In a pot, combine the peaches, brown sugar, and lemon juice. Cook over medium heat for 12-15 minutes, mashing occasionally, until the peaches are juicy and starting to thicken. Mix together the cornstarch and water, then stir it into the peach jam. Cook for 2 minutes longer, then transfer the jam to a bowl and set aside to cool completely before using.
In a small pot, whisk the water and all-purpose flour together. Cook over medium heat, whisking constantly, for 4-5 minutes until the mixture is paste-like. Scrape it into a bowl and set it aside.
In a stand mixing bowl, mix together the all-purpose sugar, yeast, and salt until combined. Then add the egg, milk, vanilla, and tangzhong. Knead on low speed until it forms a shaggy dough ball.
Slowly add in the softened butter 1 tablespoon at a time, letting it fully incorporate into the dough before adding more. Once added, continue kneading for 10-11 minutes until it looks smooth and elastic. The dough should be sticking to the bottom of the bowl. If it seems too wet and is sticking to the sides, add flour one tablespoon at a time. If the dough seems dry, add half a tablespoon of milk at a time.

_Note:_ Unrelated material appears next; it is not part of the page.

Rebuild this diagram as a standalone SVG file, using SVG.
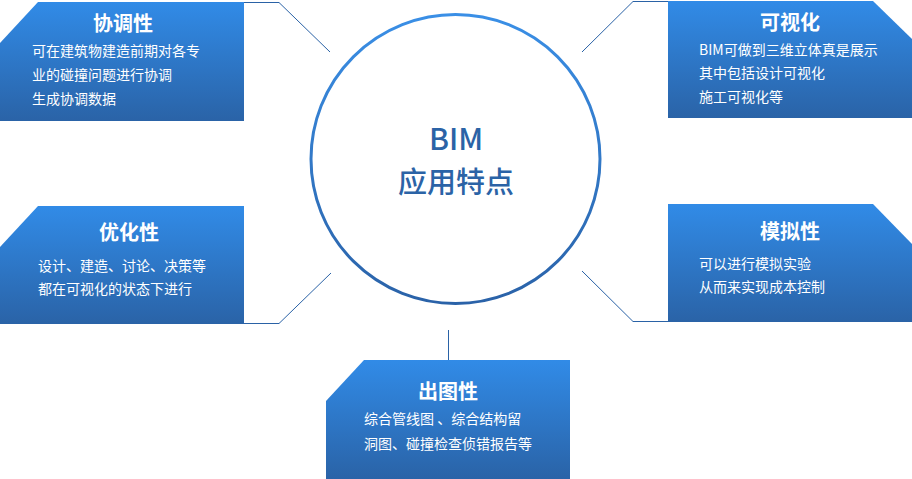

With lightly buttered hands, remove the dough from the bowl and pull the sides down into the bottom center, to create a smooth round ball. Place the dough seam side down into a large lightly buttered bowl. Cover with plastic wrap and let it rise in a warm spot for about 1 hour, or until doubled in size.

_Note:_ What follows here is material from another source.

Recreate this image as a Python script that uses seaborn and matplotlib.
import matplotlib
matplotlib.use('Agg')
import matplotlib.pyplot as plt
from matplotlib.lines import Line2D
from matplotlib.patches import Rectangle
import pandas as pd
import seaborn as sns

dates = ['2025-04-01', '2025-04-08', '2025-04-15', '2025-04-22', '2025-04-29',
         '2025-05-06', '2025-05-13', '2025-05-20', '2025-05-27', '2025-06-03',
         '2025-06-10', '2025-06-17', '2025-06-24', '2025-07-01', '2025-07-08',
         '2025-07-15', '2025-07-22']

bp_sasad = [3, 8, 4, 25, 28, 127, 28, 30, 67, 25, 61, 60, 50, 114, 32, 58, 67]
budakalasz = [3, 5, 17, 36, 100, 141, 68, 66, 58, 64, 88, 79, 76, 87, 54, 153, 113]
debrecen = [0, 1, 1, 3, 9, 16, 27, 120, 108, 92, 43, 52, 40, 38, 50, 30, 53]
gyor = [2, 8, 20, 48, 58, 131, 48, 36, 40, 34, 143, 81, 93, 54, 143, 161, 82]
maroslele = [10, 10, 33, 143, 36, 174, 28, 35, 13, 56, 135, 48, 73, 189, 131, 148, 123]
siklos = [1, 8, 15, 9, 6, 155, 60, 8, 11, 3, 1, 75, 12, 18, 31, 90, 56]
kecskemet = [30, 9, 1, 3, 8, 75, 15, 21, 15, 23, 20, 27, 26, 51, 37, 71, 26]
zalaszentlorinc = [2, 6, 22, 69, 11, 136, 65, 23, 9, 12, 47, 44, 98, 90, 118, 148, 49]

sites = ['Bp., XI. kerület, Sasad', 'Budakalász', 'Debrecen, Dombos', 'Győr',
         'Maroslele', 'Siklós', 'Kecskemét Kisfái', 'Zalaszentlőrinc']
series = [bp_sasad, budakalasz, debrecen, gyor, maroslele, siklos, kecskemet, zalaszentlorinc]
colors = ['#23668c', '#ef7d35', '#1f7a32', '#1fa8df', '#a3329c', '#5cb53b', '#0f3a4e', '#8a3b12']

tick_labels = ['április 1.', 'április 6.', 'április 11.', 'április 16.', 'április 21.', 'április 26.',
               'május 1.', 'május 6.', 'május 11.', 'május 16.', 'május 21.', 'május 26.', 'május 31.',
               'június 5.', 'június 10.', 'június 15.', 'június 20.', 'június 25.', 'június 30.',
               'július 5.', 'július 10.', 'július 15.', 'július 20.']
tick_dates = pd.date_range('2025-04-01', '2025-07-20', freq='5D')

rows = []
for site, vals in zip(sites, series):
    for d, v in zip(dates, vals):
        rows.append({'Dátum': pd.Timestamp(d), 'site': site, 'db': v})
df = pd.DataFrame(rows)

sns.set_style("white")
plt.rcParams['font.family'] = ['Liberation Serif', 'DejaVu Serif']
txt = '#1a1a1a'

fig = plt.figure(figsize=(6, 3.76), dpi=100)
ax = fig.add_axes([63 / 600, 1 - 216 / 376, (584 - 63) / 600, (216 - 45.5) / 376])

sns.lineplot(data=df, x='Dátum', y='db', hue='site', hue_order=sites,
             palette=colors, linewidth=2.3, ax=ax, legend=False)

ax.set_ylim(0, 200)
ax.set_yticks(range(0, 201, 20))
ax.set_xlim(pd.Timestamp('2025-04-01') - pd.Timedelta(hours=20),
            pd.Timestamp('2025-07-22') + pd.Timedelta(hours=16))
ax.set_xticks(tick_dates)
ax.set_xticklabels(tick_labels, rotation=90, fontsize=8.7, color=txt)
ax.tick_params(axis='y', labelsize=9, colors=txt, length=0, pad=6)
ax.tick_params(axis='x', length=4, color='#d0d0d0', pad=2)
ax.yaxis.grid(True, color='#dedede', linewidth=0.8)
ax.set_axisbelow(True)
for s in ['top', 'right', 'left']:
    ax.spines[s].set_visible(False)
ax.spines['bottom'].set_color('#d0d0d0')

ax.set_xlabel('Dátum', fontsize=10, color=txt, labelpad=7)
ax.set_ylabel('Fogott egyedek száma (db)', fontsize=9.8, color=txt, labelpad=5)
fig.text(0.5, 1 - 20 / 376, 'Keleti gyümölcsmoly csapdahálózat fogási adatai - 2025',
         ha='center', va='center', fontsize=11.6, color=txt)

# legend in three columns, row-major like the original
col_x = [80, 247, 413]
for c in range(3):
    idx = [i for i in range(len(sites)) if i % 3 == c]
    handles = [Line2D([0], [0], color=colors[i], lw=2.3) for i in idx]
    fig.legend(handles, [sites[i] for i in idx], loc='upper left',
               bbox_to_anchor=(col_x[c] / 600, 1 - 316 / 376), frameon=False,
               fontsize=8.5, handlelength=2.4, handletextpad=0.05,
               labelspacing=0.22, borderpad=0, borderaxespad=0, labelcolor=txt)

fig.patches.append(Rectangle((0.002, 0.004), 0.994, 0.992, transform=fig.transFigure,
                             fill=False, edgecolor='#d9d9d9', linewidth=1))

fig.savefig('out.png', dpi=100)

In a bowl, combine the crumb topping ingredients until crumbly. Chill in the fridge until ready to use.
Line a metal 9x13 baking dish with parchment paper.
Combine the butter, brown sugar, and cinnamon until smooth.
Roll the dough out on a lightly floured surface into an 18x15 rectangle, with the long (18-inch) side closest to you. Spread the brown sugar cinnamon filling across the dough, leaving a ½-inch border clean at the top. Then spread the peach filling over the dough. Lay the thin slices of peach across the filling.
Use a pizza cutter to cut 12, 1 ½ inch strips. Roll each strip away from you, then carefully transfer them to a parchment-lined 9x13 baking tray. Cover the pan with plastic wrap and set it aside to rise for 1 hour or until the rolls double in size. Meanwhile, preheat the oven to 325 F/162 C.
Sprinkle the crumb topping over the rolls, then bake for 30-35 minutes, or until the tops of the cinnamon rolls are golden brown. Let the pan cool on a wire cooling rack while you make the glaze.
Mix together the cream cheese, butter, and powdered sugar with a spoon until smooth. Then whisk in the heavy cream. Spoon the glaze over the warm rolls and enjoy!